## Start DATASET EXTRACT
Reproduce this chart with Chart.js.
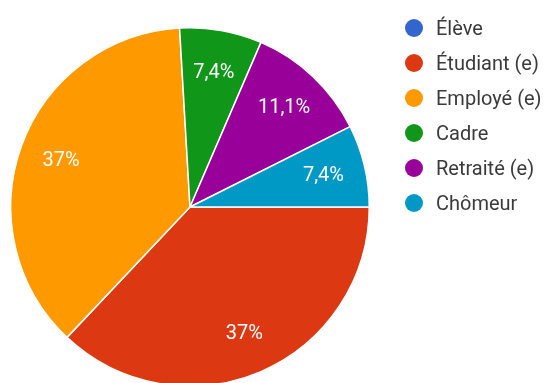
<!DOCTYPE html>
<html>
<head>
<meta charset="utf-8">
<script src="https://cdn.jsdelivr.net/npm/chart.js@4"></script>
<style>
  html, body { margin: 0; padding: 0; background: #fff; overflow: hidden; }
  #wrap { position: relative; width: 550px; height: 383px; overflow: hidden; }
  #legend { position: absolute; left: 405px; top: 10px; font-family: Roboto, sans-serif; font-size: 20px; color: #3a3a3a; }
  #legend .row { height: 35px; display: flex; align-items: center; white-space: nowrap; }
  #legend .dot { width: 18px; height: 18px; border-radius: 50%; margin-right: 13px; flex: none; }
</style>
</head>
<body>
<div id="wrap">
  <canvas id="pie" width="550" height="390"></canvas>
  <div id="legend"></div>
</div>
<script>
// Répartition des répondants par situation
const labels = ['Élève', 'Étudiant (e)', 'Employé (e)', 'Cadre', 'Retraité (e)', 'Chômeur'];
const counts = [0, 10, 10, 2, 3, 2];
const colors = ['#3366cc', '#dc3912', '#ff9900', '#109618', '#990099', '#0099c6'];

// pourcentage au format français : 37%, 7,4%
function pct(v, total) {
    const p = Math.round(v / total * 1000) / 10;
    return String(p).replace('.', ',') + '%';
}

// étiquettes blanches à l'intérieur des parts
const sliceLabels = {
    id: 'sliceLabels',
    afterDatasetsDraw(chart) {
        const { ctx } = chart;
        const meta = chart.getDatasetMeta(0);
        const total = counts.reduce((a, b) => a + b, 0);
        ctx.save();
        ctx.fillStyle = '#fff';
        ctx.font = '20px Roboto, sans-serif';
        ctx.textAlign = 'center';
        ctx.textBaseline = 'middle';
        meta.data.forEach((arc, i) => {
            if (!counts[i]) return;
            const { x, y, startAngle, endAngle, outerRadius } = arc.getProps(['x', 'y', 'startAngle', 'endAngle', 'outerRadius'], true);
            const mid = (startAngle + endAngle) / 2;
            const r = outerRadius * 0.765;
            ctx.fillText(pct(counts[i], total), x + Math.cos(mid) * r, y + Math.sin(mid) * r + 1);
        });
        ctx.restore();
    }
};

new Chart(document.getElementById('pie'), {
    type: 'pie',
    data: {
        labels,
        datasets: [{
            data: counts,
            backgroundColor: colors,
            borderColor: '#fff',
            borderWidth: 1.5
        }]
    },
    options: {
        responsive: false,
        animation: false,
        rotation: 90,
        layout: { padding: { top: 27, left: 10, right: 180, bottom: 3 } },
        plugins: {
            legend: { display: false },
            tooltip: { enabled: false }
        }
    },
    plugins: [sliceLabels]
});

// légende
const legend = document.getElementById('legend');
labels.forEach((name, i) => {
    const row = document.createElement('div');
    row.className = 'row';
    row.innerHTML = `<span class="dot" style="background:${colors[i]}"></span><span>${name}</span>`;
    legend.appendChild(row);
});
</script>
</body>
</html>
## End DATASET EXTRACT
Working from the lines above, reproduce the material exactly and exclude its pictures.

Reproduce this chart with Chart.js.
<!DOCTYPE html>
<html>
<head>
<meta charset="utf-8">
<script src="https://cdn.jsdelivr.net/npm/chart.js@4"></script>
<style>
  html, body { margin: 0; padding: 0; background: #fff; overflow: hidden; }
  #wrap { position: relative; width: 550px; height: 383px; overflow: hidden; }
  #legend { position: absolute; left: 405px; top: 10px; font-family: Roboto, sans-serif; font-size: 20px; color: #3a3a3a; }
  #legend .row { height: 35px; display: flex; align-items: center; white-space: nowrap; }
  #legend .dot { width: 18px; height: 18px; border-radius: 50%; margin-right: 13px; flex: none; }
</style>
</head>
<body>
<div id="wrap">
  <canvas id="pie" width="550" height="390"></canvas>
  <div id="legend"></div>
</div>
<script>
// Répartition des répondants par situation
const labels = ['Élève', 'Étudiant (e)', 'Employé (e)', 'Cadre', 'Retraité (e)', 'Chômeur'];
const counts = [0, 10, 10, 2, 3, 2];
const colors = ['#3366cc', '#dc3912', '#ff9900', '#109618', '#990099', '#0099c6'];

// pourcentage au format français : 37%, 7,4%
function pct(v, total) {
    const p = Math.round(v / total * 1000) / 10;
    return String(p).replace('.', ',') + '%';
}

// étiquettes blanches à l'intérieur des parts
const sliceLabels = {
    id: 'sliceLabels',
    afterDatasetsDraw(chart) {
        const { ctx } = chart;
        const meta = chart.getDatasetMeta(0);
        const total = counts.reduce((a, b) => a + b, 0);
        ctx.save();
        ctx.fillStyle = '#fff';
        ctx.font = '20px Roboto, sans-serif';
        ctx.textAlign = 'center';
        ctx.textBaseline = 'middle';
        meta.data.forEach((arc, i) => {
            if (!counts[i]) return;
            const { x, y, startAngle, endAngle, outerRadius } = arc.getProps(['x', 'y', 'startAngle', 'endAngle', 'outerRadius'], true);
            const mid = (startAngle + endAngle) / 2;
            const r = outerRadius * 0.765;
            ctx.fillText(pct(counts[i], total), x + Math.cos(mid) * r, y + Math.sin(mid) * r + 1);
        });
        ctx.restore();
    }
};

new Chart(document.getElementById('pie'), {
    type: 'pie',
    data: {
        labels,
        datasets: [{
            data: counts,
            backgroundColor: colors,
            borderColor: '#fff',
            borderWidth: 1.5
        }]
    },
    options: {
        responsive: false,
        animation: false,
        rotation: 90,
        layout: { padding: { top: 27, left: 10, right: 180, bottom: 3 } },
        plugins: {
            legend: { display: false },
            tooltip: { enabled: false }
        }
    },
    plugins: [sliceLabels]
});

// légende
const legend = document.getElementById('legend');
labels.forEach((name, i) => {
    const row = document.createElement('div');
    row.className = 'row';
    row.innerHTML = `<span class="dot" style="background:${colors[i]}"></span><span>${name}</span>`;
    legend.appendChild(row);
});
</script>
</body>
</html>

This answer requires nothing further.